Die ländliche Musiktradition ist verschwunden, da brauchen wir uns nichts vorzumachen. Es gibt keine isolierten Landstriche mehr, wo die Leute ganz unbeeinflusst ihre Musik machen. Auch auf den Dörfern sind die Leute online und wissen genau, was am anderen Ende der Welt passiert. Aber die alten Folksongs bewegen die Leute immer noch – auch jene, die nicht in diese Tradition hineingeboren wurde. Diese Songs haben etwas unverwüstliches. Ich war gerade mit einer jungen Band namens The Low Anthem auf Tour. Die hatten ein Harmonium dabei, das Ende des 19. Jahrhunderts gebaut worden ist, außerdem Klarinette, Kontrabass und sogar eine singende Säge. Das sind alles Kids Anfang zwanzig, irgendwo müssen Sie diese Musik gefunden haben.
Was ist der größte Unterschied zwischen der Countryszene in den Siebzigern und heute?
Ich höre nicht besonders viele aktuelle Countrymusik. Wenn ich doch mal etwas mitkriege, klingt das für mich alles so gleichförmig, dass man die Künstler kaum auseinanderhalten kann. Ich bin ein alter Folkie: Ich mag es nicht, wenn die Musik allzu glatt ist, da fehlen mir Seele und Individualität. Im Vergleich zu Künstlern wie Waylon Jennings, Johnny Cash, George Jones, Loretta Lynn und Tammy Wynette klingen die heutigen Countrystars alle sehr durchschnittlich.
Sie hatten eine lange und sehr erfolgreiche Karriere. Wie haben sie sich so lange oben halten können?
Ich will nichts anderes machen als Musik, und ich kann auch nichts anderes. Ich liebe die Kameradschaft unter Musikern und Songschreibern. Und mir macht es nichts aus, mit dem Bus herumzufahren. Ich mag dieses Leben.

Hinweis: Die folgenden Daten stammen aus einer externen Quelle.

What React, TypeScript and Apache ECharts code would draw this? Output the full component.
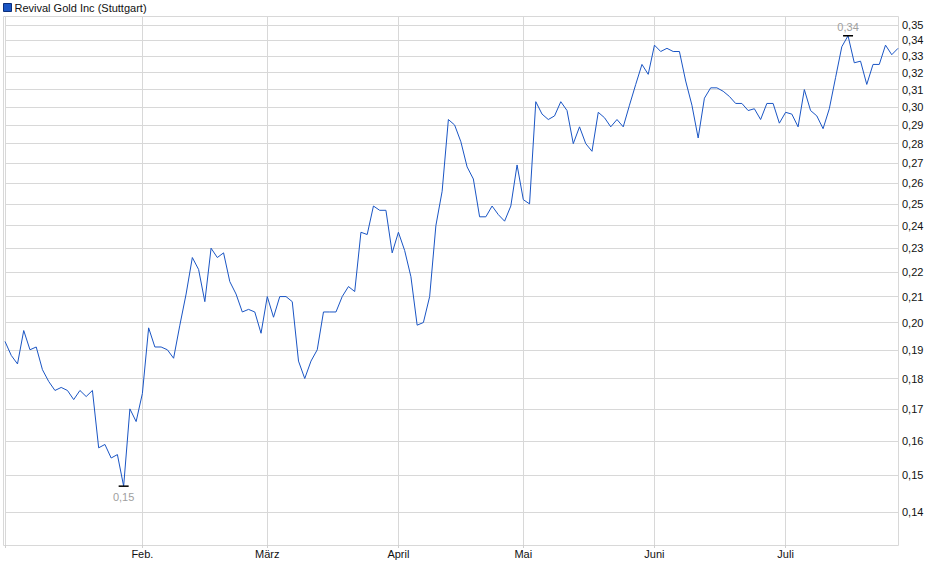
import React, { useEffect, useRef } from 'react';
import * as echarts from 'echarts';

// Schlusskurse (EUR) je Handelstag, nach Monaten
const janPrices = [0.193, 0.188, 0.185, 0.197, 0.190, 0.191, 0.183, 0.179, 0.176, 0.177, 0.176, 0.173, 0.176, 0.174, 0.176, 0.158, 0.159, 0.155, 0.156, 0.147, 0.170, 0.166];
const febPrices = [0.175, 0.198, 0.191, 0.191, 0.190, 0.187, 0.199, 0.211, 0.226, 0.221, 0.208, 0.230, 0.226, 0.228, 0.216, 0.211, 0.204, 0.205, 0.204, 0.196];
const marPrices = [0.210, 0.202, 0.210, 0.210, 0.208, 0.186, 0.180, 0.186, 0.190, 0.204, 0.204, 0.204, 0.210, 0.214, 0.212, 0.237, 0.236, 0.249, 0.247, 0.247, 0.228];
const aprPrices = [0.237, 0.229, 0.218, 0.199, 0.200, 0.210, 0.240, 0.256, 0.293, 0.290, 0.281, 0.268, 0.262, 0.244, 0.244, 0.249, 0.245, 0.242, 0.249, 0.269];
const mayPrices = [0.252, 0.250, 0.303, 0.296, 0.293, 0.295, 0.303, 0.298, 0.280, 0.289, 0.280, 0.276, 0.297, 0.294, 0.289, 0.293, 0.289, 0.301, 0.313, 0.325, 0.319];
const junPrices = [0.337, 0.333, 0.335, 0.333, 0.333, 0.315, 0.301, 0.283, 0.305, 0.311, 0.311, 0.309, 0.306, 0.302, 0.302, 0.298, 0.299, 0.293, 0.302, 0.302, 0.291];
const julPrices = [0.297, 0.296, 0.289, 0.310, 0.298, 0.295, 0.288, 0.299, 0.317, 0.336, 0.343, 0.326, 0.327, 0.313, 0.325, 0.325, 0.337, 0.331, 0.335];

const monthNames = ['Jan.', 'Feb.', 'März', 'April', 'Mai', 'Juni', 'Juli'];
const holidays = ['2025-04-18', '2025-04-21', '2025-05-01'];
const firstDay = '2025-01-02';
const lastDay = '2025-07-25';

const yTicks = [0.14, 0.15, 0.16, 0.17, 0.18, 0.19, 0.2, 0.21, 0.22, 0.23, 0.24, 0.25, 0.26, 0.27, 0.28, 0.29, 0.3, 0.31, 0.32, 0.33, 0.34, 0.35];
const yMin = 0.1316;
const yMax = 0.356;

const prices = [...janPrices, ...febPrices, ...marPrices, ...aprPrices, ...mayPrices, ...junPrices, ...julPrices];

// Handelstage (Mo-Fr ohne Börsenfeiertage)
const dates: string[] = [];
for (let d = new Date(firstDay + 'T12:00:00Z'); d <= new Date(lastDay + 'T12:00:00Z'); d.setUTCDate(d.getUTCDate() + 1)) {
  const day = d.getUTCDay();
  const iso = d.toISOString().slice(0, 10);
  if (day !== 0 && day !== 6 && !holidays.includes(iso)) dates.push(iso);
}

const monthStarts = new Set<number>();
dates.forEach((d, i) => {
  if (i === 0 || d.slice(5, 7) !== dates[i - 1].slice(5, 7)) monthStarts.add(i);
});

const fmt = (v: number) => Math.pow(10, v).toFixed(2).replace('.', ',');

const FONT = '"Liberation Sans", Arial, sans-serif';

const App: React.FC = () => {
  const chartRef = useRef<HTMLDivElement>(null);

  useEffect(() => {
    document.body.style.margin = '0';
    if (!chartRef.current) return;
    const chart = echarts.init(chartRef.current, undefined, { renderer: 'svg' });

    const logTicks = yTicks.map((v) => Math.log10(v));

    chart.setOption({
      animation: false,
      backgroundColor: '#fff',
      textStyle: { fontFamily: FONT },
      legend: {
        left: 1,
        top: 1,
        icon: 'rect',
        itemWidth: 8,
        itemHeight: 8,
        itemGap: 5,
        padding: [1, 2],
        textStyle: { fontSize: 11, color: '#111', fontFamily: FONT, padding: [0, 0, 0, -2] },
        itemStyle: { borderColor: '#0d2f7a', borderWidth: 1 },
        data: ['Revival Gold Inc (Stuttgart)'],
      },
      grid: { left: 5, right: 42, top: 16, bottom: 34 },
      graphic: [
        {
          type: 'rect',
          silent: true,
          z: 0,
          shape: { x: 3.5, y: 16.5, width: 895, height: 529 },
          style: { fill: 'none', stroke: '#d8d8d8', lineWidth: 1 },
        },
      ],
      xAxis: {
        type: 'category',
        data: dates,
        boundaryGap: false,
        axisLine: { show: false },
        axisTick: {
          show: true,
          length: 3,
          interval: (i: number) => monthStarts.has(i),
          lineStyle: { color: '#cfcfcf' },
        },
        axisLabel: {
          interval: (i: number) => i > 0 && monthStarts.has(i),
          formatter: (v: string) => monthNames[Number(v.slice(5, 7)) - 1],
          fontSize: 11,
          color: '#111',
          fontFamily: FONT,
          margin: 3,
        },
        splitLine: {
          show: true,
          interval: (i: number) => monthStarts.has(i),
          lineStyle: { color: '#d8d8d8', width: 1 },
        },
      },
      yAxis: {
        type: 'value',
        position: 'right',
        min: Math.log10(yMin),
        max: Math.log10(yMax),
        axisLine: { show: false },
        axisTick: { show: false, customValues: logTicks },
        axisLabel: {
          customValues: logTicks,
          formatter: (v: number) => fmt(v),
          fontSize: 11,
          color: '#111',
          fontFamily: FONT,
          margin: 4,
        },
        splitLine: { show: true, lineStyle: { color: '#d8d8d8', width: 1 } },
      },
      series: [
        {
          name: 'Revival Gold Inc (Stuttgart)',
          type: 'line',
          data: prices.map((p) => Math.log10(p)),
          symbol: 'none',
          lineStyle: { color: '#1a55c4', width: 1 },
          itemStyle: { color: '#1a55c4' },
          markPoint: {
            symbol: 'rect',
            symbolSize: [10, 1.5],
            itemStyle: { color: '#000' },
            label: {
              color: '#a0a0a0',
              fontSize: 11,
              fontFamily: FONT,
              formatter: (p: any) => fmt(p.value),
            },
            data: [
              { type: 'min', label: { position: 'bottom', distance: 5 } },
              { type: 'max', label: { position: 'top', distance: 3 } },
            ],
          },
        },
      ],
    });

    return () => {
      chart.dispose();
    };
  }, []);

  return <div ref={chartRef} style={{ width: '940px', height: '579px' }} />;
};

export default App;
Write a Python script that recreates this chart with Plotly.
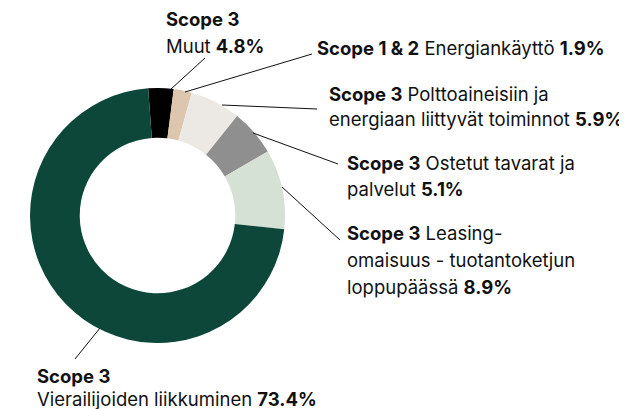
import plotly.graph_objects as go

# ---- data ----
categories = ["Muut", "Energiankäyttö", "Polttoaineisiin ja energiaan liittyvät toiminnot",
              "Ostetut tavarat ja palvelut", "Leasing-omaisuus", "Vierailijoiden liikkuminen"]
slice_share = [3.2, 2.3, 6.4, 5.9, 10.1, 72.1]   # drawn slice sizes (%)
label_pct = ["4.8%", "1.9%", "5.9%", "5.1%", "8.9%", "73.4%"]
colors = ["#000000", "#dcc6ae", "#ece8e4", "#8f8f8f", "#d6e1d6", "#0c4739"]

# label texts (line by line)
label_lines = [
    ["<b>Scope 3</b>", "Muut <b>{}</b>"],
    ["<b>Scope 1 & 2</b> Energiankäyttö <b>{}</b>"],
    ["<b>Scope 3</b> Polttoaineisiin ja", "energiaan liittyvät toiminnot <b>{}</b>"],
    ["<b>Scope 3</b> Ostetut tavarat ja", "palvelut <b>{}</b>"],
    ["<b>Scope 3</b> Leasing-", "omaisuus - tuotantoketjun", "loppupäässä <b>{}</b>"],
    ["<b>Scope 3</b>", "Vierailijoiden liikkuminen <b>{}</b>"],
]

W, H = 627, 409
OFF = 8  # page body margin
# layout positions in page pixels (left x, first line centre y, line step)
label_pos = [(164, 19, 27), (315, 48, 0), (327, 94, 25), (345, 163, 26), (345, 233, 27), (35, 376, 23)]
leaders = [((205, 58), (171, 89)), ((312, 54), (185, 92)), ((317, 109), (222, 105)),
           ((338, 164), (253, 133)), ((340, 240), (282, 187)), ((75, 359), (100, 328))]

cx, cy, r = 157.5 - OFF, 215.5 - OFF, 127.5


def px(x):
    return (x - OFF) / W


def py(y):
    return 1 - (y - OFF) / H


fig = go.Figure(go.Pie(
    labels=categories, values=slice_share, marker=dict(colors=colors, line=dict(width=0)),
    hole=0.61, sort=False, direction="clockwise", rotation=-4.2,
    textinfo="none", hoverinfo="skip",
    domain=dict(x=[(cx - r) / W, (cx + r) / W], y=[(H - cy - r) / H, (H - cy + r) / H]),
))

font = dict(family="Inter, Roboto, sans-serif", size=18.5, color="#111111")
for lines, pct, (x, y, step) in zip(label_lines, label_pct, label_pos):
    for i, ln in enumerate(lines):
        fig.add_annotation(x=px(x), y=py(y + i * step), xref="paper", yref="paper",
                           text=ln.format(pct), showarrow=False, xanchor="left", yanchor="middle",
                           font=font)

for (x0, y0), (x1, y1) in leaders:
    fig.add_shape(type="line", xref="paper", yref="paper",
                  x0=px(x0), y0=py(y0), x1=px(x1), y1=py(y1),
                  line=dict(color="#111111", width=1))

fig.update_layout(width=W, height=H, margin=dict(l=0, r=0, t=0, b=0),
                  paper_bgcolor="white", plot_bgcolor="white", showlegend=False)
fig.write_html("out.html")
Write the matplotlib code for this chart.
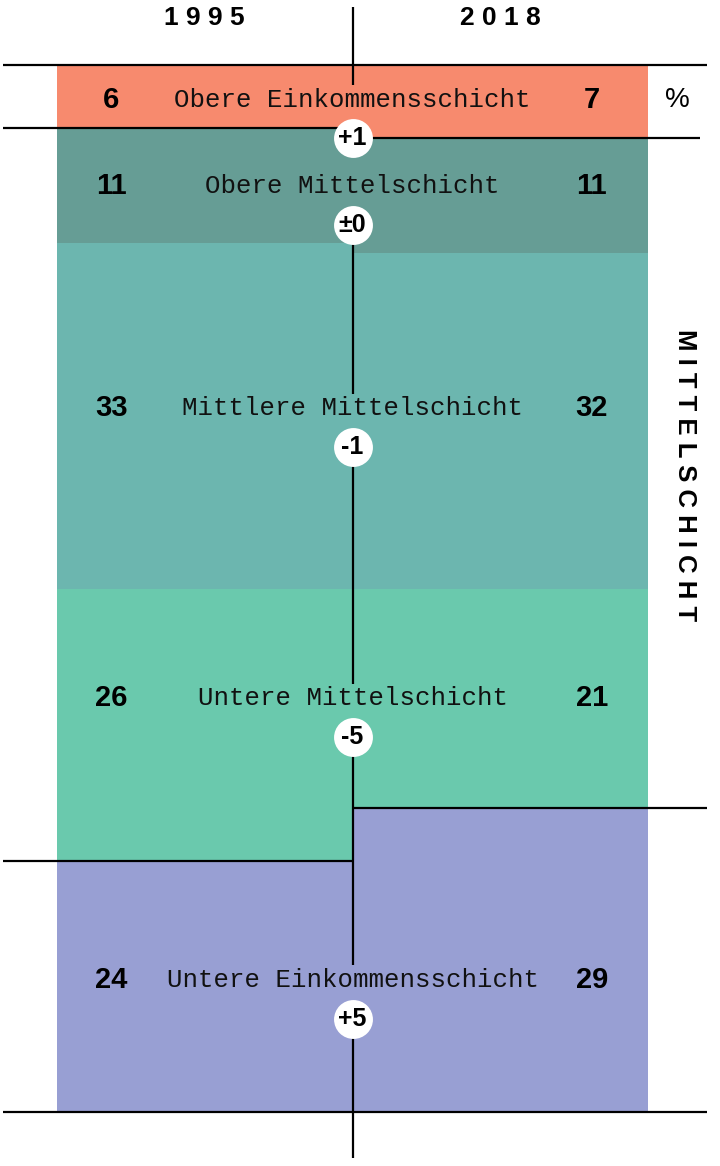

Im Lauf der Jahre haben viele Top-Instrumentalisten der Countryszene in Ihrer Band gespielt. Wie haben Sie es geschafft, all diese tollen Musiker zu bekommen?
Ich hatte bereits am Anfang großes Glück. Mein Produzent Brian Ahern holte Leute wie Rodney Crowell und James Burton. Auf einmal war meine Band die Band, in der alle spielen wollten. Da konnten sie zeigen, was sie drauf haben.
Eine Ihrer Spezialitäten ist der Duettgesang. Sie haben schon mit so berühmten Sängern wie Bob Dylan und Neil Young zusammengesungen.
Ich finde, die menschliche Stimme klingt am interessantesten, wenn sie mit einer anderen Stimme zusammen erklingt. Jede Stimme hat etwas unverwechselbares – ich mag diese überraschenden Effekte, die sich bei einem Duett ergeben.
Wer wäre Ihr Traumpartner für ein Duett, egal, ob lebendig oder tot?
Ich wäre wahrscheinlich sehr eingeschüchtert, aber ich würde wirklich gerne Billie Holiday treffen.